Nachdem ich mit meiner "Morgenroutine" fertig war lief ich ein Stockwerk tiefer, um mir in der Küche eine Schüssel Cornflakes zu holen. Am Kühlschrank klebte ein Post-it auf dem in der Handschrift meiner Mutter eine kleine Nachricht geschrieben stand: Guten Morgen Robert, wir sind nach LA gefahren und kommen gegen Abend wieder. Hab dich lieb, Mom.

Mit meiner Müslischüssel in der Hand lief ich nach oben und setzte mich an meinen Schreibtisch. Heute war Sonntag und morgen würde ich einen Biologie-Test schreiben, der ziemlich wichtig für meine Endnote werden könnte. Schweren Herzens entschied ich mich dann doch noch ein bisschen zu lernen. Wenigstens bis ich zum Treffen mit den Jungs musste. Just hatte es auf 15 Uhr angesetzt, also blieb mir noch etwas Zeit. Lange konnte ich mich allerdings nicht konzentrieren, was kein Wunder war, da alles in meinem Zimmer nach Peter zu riechen schien. Wie immer wenn er hier war.

Ich versuchte noch eine weitere halbe Stunde mir das Zeug über Genetik in den Kopf zu prügeln, musste aber jeden Satz drei mal lesen bis ich ihn verstand. So machte das Lernen nicht wirklich Spaß und war nicht gerade sinnvoll. Ich machte mir einfach zu viele Gedanken darüber, dass Peter das alles mehr weh tat und schadete als er bereit war zu zeigen. Ich wusste, dass er unter all seinen Problemen litt, aber niemals freiwillig mit allem was ihn runter zog und mit seinen Gefühlen herausrücken würde. Er hatte mir gestern nur die Spitze des Eisberges gezeigt und auch ohne den Rest zu kennen gab es für mich Grund genug mir Sorgen zu machen. Seufzend schloss ich die Augen, Justus würde mir den Stoff später erklären müssen.

Peter PoV 

Ich rannte und rannte. Ich hatte keine Ahnung wie lange schon, aber ich wusste, dass wenn ich stoppte alles zurück kommen würde.
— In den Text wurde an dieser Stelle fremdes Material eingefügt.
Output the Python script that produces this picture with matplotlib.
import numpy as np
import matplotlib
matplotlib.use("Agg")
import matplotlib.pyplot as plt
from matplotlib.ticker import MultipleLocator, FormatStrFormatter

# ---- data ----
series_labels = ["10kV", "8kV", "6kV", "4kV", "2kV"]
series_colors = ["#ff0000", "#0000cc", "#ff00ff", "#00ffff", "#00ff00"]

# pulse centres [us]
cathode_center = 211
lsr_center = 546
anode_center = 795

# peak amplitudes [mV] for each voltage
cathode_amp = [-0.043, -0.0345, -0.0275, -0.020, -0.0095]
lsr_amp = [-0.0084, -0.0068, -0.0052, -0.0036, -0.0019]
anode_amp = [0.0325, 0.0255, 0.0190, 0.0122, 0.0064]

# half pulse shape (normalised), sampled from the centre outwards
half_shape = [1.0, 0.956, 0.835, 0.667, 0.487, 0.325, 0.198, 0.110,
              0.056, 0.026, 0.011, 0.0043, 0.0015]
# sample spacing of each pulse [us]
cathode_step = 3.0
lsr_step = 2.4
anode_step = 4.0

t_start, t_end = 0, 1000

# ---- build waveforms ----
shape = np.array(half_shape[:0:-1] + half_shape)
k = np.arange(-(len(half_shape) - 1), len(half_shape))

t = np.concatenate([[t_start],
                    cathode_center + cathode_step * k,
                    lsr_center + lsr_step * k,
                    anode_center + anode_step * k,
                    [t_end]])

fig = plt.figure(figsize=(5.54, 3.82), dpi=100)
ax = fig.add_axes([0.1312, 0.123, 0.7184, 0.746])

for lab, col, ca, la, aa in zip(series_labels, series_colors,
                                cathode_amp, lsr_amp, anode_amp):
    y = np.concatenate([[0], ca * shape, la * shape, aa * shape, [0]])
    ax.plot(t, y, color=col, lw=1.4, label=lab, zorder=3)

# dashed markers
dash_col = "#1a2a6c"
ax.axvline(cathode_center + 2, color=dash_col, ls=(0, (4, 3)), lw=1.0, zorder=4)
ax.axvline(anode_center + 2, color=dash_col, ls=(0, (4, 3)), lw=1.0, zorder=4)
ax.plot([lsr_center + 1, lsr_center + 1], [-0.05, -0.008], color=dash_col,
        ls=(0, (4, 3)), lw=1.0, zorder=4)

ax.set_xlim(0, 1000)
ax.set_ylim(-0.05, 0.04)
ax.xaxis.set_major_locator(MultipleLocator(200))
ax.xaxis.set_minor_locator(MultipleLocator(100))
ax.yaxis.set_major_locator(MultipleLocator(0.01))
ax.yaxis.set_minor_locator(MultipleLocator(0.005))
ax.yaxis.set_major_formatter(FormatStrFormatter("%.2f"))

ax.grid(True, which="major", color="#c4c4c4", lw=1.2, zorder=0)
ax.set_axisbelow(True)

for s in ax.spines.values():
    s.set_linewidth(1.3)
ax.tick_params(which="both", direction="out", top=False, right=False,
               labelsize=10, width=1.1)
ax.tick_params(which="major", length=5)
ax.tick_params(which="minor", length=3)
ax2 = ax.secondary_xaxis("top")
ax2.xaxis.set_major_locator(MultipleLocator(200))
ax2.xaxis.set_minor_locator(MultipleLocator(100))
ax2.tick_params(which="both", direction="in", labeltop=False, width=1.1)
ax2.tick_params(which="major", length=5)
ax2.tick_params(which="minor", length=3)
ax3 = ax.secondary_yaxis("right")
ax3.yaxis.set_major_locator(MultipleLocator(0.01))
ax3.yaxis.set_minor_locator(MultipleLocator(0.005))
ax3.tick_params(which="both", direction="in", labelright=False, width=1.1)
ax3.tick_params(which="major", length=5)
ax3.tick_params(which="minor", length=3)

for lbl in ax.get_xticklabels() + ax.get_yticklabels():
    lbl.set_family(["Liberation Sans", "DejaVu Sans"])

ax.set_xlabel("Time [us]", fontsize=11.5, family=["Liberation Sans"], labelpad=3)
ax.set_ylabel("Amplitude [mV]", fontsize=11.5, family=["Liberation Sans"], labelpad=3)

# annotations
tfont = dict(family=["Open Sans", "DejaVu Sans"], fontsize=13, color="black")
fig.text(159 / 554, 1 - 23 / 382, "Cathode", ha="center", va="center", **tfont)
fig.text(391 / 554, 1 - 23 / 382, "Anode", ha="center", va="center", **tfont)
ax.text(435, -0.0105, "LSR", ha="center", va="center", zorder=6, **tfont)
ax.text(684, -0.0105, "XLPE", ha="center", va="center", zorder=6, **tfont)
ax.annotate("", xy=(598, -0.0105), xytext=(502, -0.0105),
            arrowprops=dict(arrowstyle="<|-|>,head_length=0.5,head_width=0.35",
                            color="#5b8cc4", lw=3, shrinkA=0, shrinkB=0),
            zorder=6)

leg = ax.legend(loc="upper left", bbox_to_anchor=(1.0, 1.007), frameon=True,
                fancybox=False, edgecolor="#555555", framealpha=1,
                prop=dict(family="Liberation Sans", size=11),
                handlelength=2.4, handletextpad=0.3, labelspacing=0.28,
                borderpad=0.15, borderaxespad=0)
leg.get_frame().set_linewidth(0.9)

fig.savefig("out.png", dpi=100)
Ich hatte das Gefühl, ich könnte, wenn ich nur schnell genug war, vor meinen Problemen und den damit verbundenen Gefühlen, im wahrsten sinne des Wortes, davon laufen. Aus Erfahrung wusste ich, dass ich niemals schnell genug sein würde.

Es würde mich immer einholen. Ich trug es in mir. Ich wollte es nicht. Das Knäuel an Gefühlen, das ich immer runter zu schlucken versuchte. In meinem Bauch war es sicher. Wenn es versuchte hoch zu kommen erstickte es mich, überwältigte und zerriss mich. Ich wollte nicht, dass es in mir hoch kletterte. Wenn ich lief war es so wie es sein sollte, alles wurde dann so viel einfacher. Es war egal. Beim Sport waren die Gefühle Nebensache und alles rückte in den Hintergrund. Ich wischte mir durchs Gesicht, eigentlich um den Schweiß daran zu hindern mir in die Augen zu laufen, aber als ich mit meiner Hand an meiner Wange entlang fuhr bemerkte ich, dass diese nasser war als es normalerweise der Fall war. Ich hatte ohne es zu merken angefangen zu weinen. Wütend wischte ich die Tränen weg und verfluchte mich leise dafür, diese Gefühle überhaupt zugelassen zu haben. Jedes mal wenn das passierte schwor ich mir, dass es nicht noch mal dazu kommen würde. Ich musste stark sein. Für meine Eltern, für Kelly, für Justus und natürlich auch für Bob.

Bob. Wenn ich auch nur an ihn dachte fühlte ich, dass der Knäuel ein ganzes Stückchen wuchs und in Richtung Hals wanderte. Das war nicht gut. In Bobs Anwesenheit war es noch schlimmer, ich musste mich sehr zusammenreißen, um nicht irgendwelche komischen Dinge zu tun oder zu sagen. Ich wusste, dass er sich Sorgen machte. Bob machte sich immer Sorgen. Ich war vielleicht vorsichtiger, was bestimmte Sachen betraf, aber Bob machte sich häufig nur unnötig Gedanken über alle möglichen Dinge. Ich verlangsamte mein Tempo und schaute auf die Uhr. Es war Zeit umzukehren.